Now, we observe that many local administrators, personally and because of deeper insight and understanding, would like to innovate their work-place and procedures by introducing instruments like IMS. And not at least during the CHAMP e-conference 'Climate Champions', we could observe a general agreement of many diffeent actors in Europe that IMS is perhaps the most promising solution for a sustainability oriented public management for European cities, towns and regions, independent from geographical location or size. But will the EU's integrated approach and local integrated management 'fly' just by being the best-in-class instrument for managing local sustainability and climate change response? Will local governments in Europe rearrange their public management procedures towards an 'integrated approach' following the IMS example just by voluntary move? The European EMAS does so, but the main argument is 'competition', which is a valid argument for private organisations, businesses, of course. But for public administration that is used to deal with and inside a clear legal framework? We are IMS enthusiastics - and we have our doubts. The doubt lives on the fact that IMS is simply not required. There is a trap that we observe. It is the 'waiting for the other-trap'.

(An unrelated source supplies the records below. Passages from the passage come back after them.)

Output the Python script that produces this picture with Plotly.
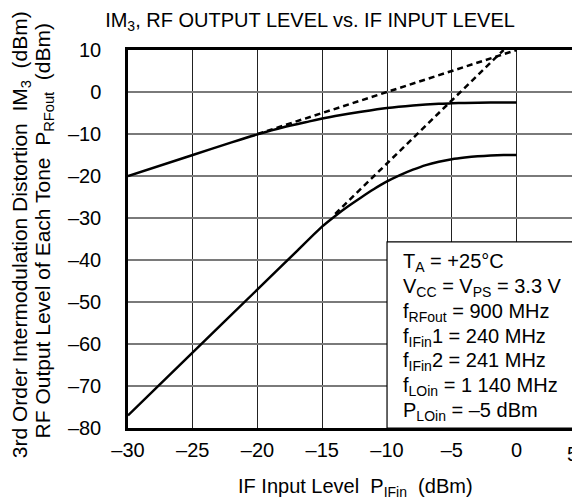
import plotly.graph_objects as go

# IF input level (dBm) vs RF output level of each tone (dBm)
pout_x = [-30, -25, -22, -20, -18, -16, -15, -14, -12, -10, -8, -6, -5, -4, -2, 0]
pout_y = [-20, -15, -12, -10.1, -8.4, -7.0, -6.3, -5.7, -4.7, -3.8, -3.2, -2.8, -2.7, -2.6, -2.5, -2.5]

# IF input level (dBm) vs 3rd order intermodulation distortion (dBm)
im3_x = [-30, -25, -20, -17, -15, -14, -13, -12, -11, -10, -9, -8, -7, -6, -5, -4, -3, -2, -1, 0]
im3_y = [-77, -62, -47, -38, -32, -29.5, -27.2, -25.1, -23.1, -21.3, -19.8, -18.5,
         -17.4, -16.6, -16.0, -15.6, -15.3, -15.1, -15.0, -15.0]

# extrapolated (dashed) lines
pout_ext_x = [-20, 0]
pout_ext_y = [-10, 10]
im3_ext_x = [-14, -1]
im3_ext_y = [-29, 10]

x_ticks = [-30, -25, -20, -15, -10, -5, 0]
x_ticktext = ["–30", "–25", "–20", "–15", "–10", "–5", "0"]
y_ticks = [10, 0, -10, -20, -30, -40, -50, -60, -70, -80]
y_ticktext = ["10", "0", "–10", "–20", "–30", "–40", "–50", "–60", "–70", "–80"]

conditions = [
    "T<sub>A</sub> = +25°C",
    "V<sub>CC</sub> = V<sub>PS</sub> = 3.3 V",
    "f<sub>RFout</sub> = 900 MHz",
    "f<sub>IFin</sub>1 = 240 MHz",
    "f<sub>IFin</sub>2 = 241 MHz",
    "f<sub>LOin</sub> = 1 140 MHz",
    "P<sub>LOin</sub> = –5 dBm",
]

FONT = "Liberation Sans, Arial, sans-serif"
FS = 20
SP2 = "\u00a0\u00a0"
X_RANGE = [-30, 4.9]

# the page body adds an 8 px margin, so the figure is 8 px smaller each way
W, H = 572, 491
ML, MT, MB = 120, 42, 71
PW = W - ML

fig = go.Figure()

dash_style = dict(color="black", width=2.5, dash="6px,4px")
fig.add_trace(go.Scatter(x=pout_ext_x, y=pout_ext_y, mode="lines", line=dash_style,
                         showlegend=False, hoverinfo="skip"))
fig.add_trace(go.Scatter(x=im3_ext_x, y=im3_ext_y, mode="lines", line=dash_style,
                         showlegend=False, hoverinfo="skip"))
fig.add_trace(go.Scatter(x=pout_x, y=pout_y, mode="lines",
                         line=dict(color="black", width=2.5, shape="spline", smoothing=0.6),
                         showlegend=False))
fig.add_trace(go.Scatter(x=im3_x, y=im3_y, mode="lines",
                         line=dict(color="black", width=2.5, shape="spline", smoothing=0.6),
                         showlegend=False))

# condition box
fig.add_shape(type="rect", xref="x", yref="y", x0=-10, x1=6, y0=-80, y1=-35.7,
              fillcolor="white", line=dict(color="black", width=1.2), layer="between")
for i, line in enumerate(conditions):
    fig.add_annotation(xref="x", yref="y", x=-10, y=-35.7, xanchor="left", yanchor="middle",
                       xshift=14, yshift=-21 - 24.7 * i, showarrow=False, align="left",
                       text=line, font=dict(family=FONT, size=FS, color="black"))

# "5" tick label sits at the cut right edge
fig.add_annotation(xref="paper", yref="paper", x=(4.3 - X_RANGE[0]) / (X_RANGE[1] - X_RANGE[0]),
                   y=0, xanchor="center", yanchor="middle", yshift=-26,
                   showarrow=False, text="5", font=dict(family=FONT, size=FS, color="black"))

# x-axis title
fig.add_annotation(xref="paper", yref="paper", x=(355 - 128) / PW, y=0,
                   xanchor="center", yanchor="middle", yshift=-59, showarrow=False,
                   text="IF Input Level" + SP2 + "P<sub>IFin</sub>" + SP2 + "(dBm)",
                   font=dict(family=FONT, size=FS, color="black"))

# y-axis titles (two lines)
fig.add_annotation(xref="paper", yref="paper", x=-107 / PW, y=0.51, textangle=-90,
                   xanchor="center", yanchor="middle", showarrow=False,
                   text="3rd Order Intermodulation Distortion" + SP2 + "IM<sub>3</sub>" + SP2 + "(dBm)",
                   font=dict(family=FONT, size=21, color="black"))
fig.add_annotation(xref="paper", yref="paper", x=-84 / PW, y=0.52, textangle=-90,
                   xanchor="center", yanchor="middle", showarrow=False,
                   text="RF Output Level of Each Tone" + SP2 + "P<sub>RFout</sub>" + SP2 + "(dBm)",
                   font=dict(family=FONT, size=21, color="black"))

fig.update_layout(
    width=W, height=H,
    margin=dict(l=ML, r=0, t=MT, b=MB),
    paper_bgcolor="white", plot_bgcolor="white",
    font=dict(family=FONT, size=FS, color="black"),
    title=dict(text="IM<sub>3</sub>, RF OUTPUT LEVEL vs. IF INPUT LEVEL",
               x=302 / W, xanchor="center", y=1 - 12 / H, yanchor="middle",
               font=dict(family=FONT, size=FS, color="black")),
    xaxis=dict(range=X_RANGE, tickvals=x_ticks, ticktext=x_ticktext,
               showgrid=True, gridcolor="#222222", gridwidth=1,
               showline=True, linecolor="black", linewidth=2.5, mirror=True,
               ticks="", ticklabelstandoff=2, zeroline=False),
    yaxis=dict(range=[-80, 10], tickvals=y_ticks, ticktext=y_ticktext,
               showgrid=True, gridcolor="#7a7a7a", gridwidth=1.5,
               showline=True, linecolor="black", linewidth=2.5, mirror=False,
               ticks="", ticklabelstandoff=20, zeroline=False),
)

fig.write_html("out.html")
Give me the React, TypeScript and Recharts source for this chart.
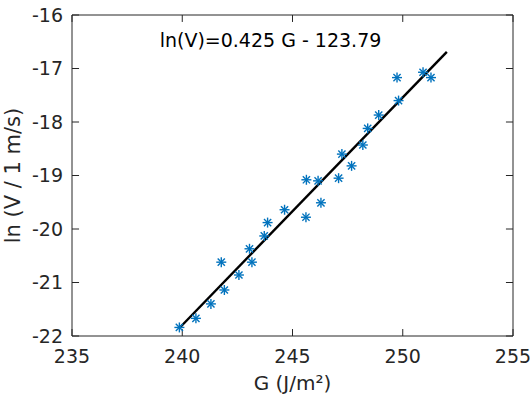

Local administrators would like to change, but don't get mandate by their politicians and CEO's. Politicians and CEO's refer to missing legal requirements and reject any voluntary spending for a transition (independent from any future gains). National governments are not really interested in developing a legal obligation (which would actually mean to change local constitution), as they expect municipal associations to oppose due to the 'old dragon phenomenon'. They refer to other European countries that do have no such obligation in their legislation. Who could then move? The European Commission. But: In 2005, the European Commission presented their idea of an obligation for integrated environmental plans for the, then, 460 European cities with more than 100,000 inhabitants. Immediately, Member states and National local government associations rejected this idea. It was, however, not for the contents, but for the principle. Member states saw problems with the subsidiarity principles, municipal associations, by default, opposed any new instrument - in their understand equal to: burden - obligatory to local governments. The old dragon waves ...
Meanwhile, we hear some administrators say: the city networks should lobby a legal requirement? Well, we do so for quite long time, actually. But with the 'waiting for the other-trap', there is no entry point, no example, and lobbying from the outside only. We are committed to carry IMS forward: by means of the European Partnership for Integrated Sustainability Management, dissemination, advocacy work. But this will help little, if not public administrations themselves move and push their politicians and Councils, Councils move and push their national associations, national associations move and push their national governments, and the national governments take a different view on cooperating with the European Commission for a new mode of multi-level integrated sustainability governance.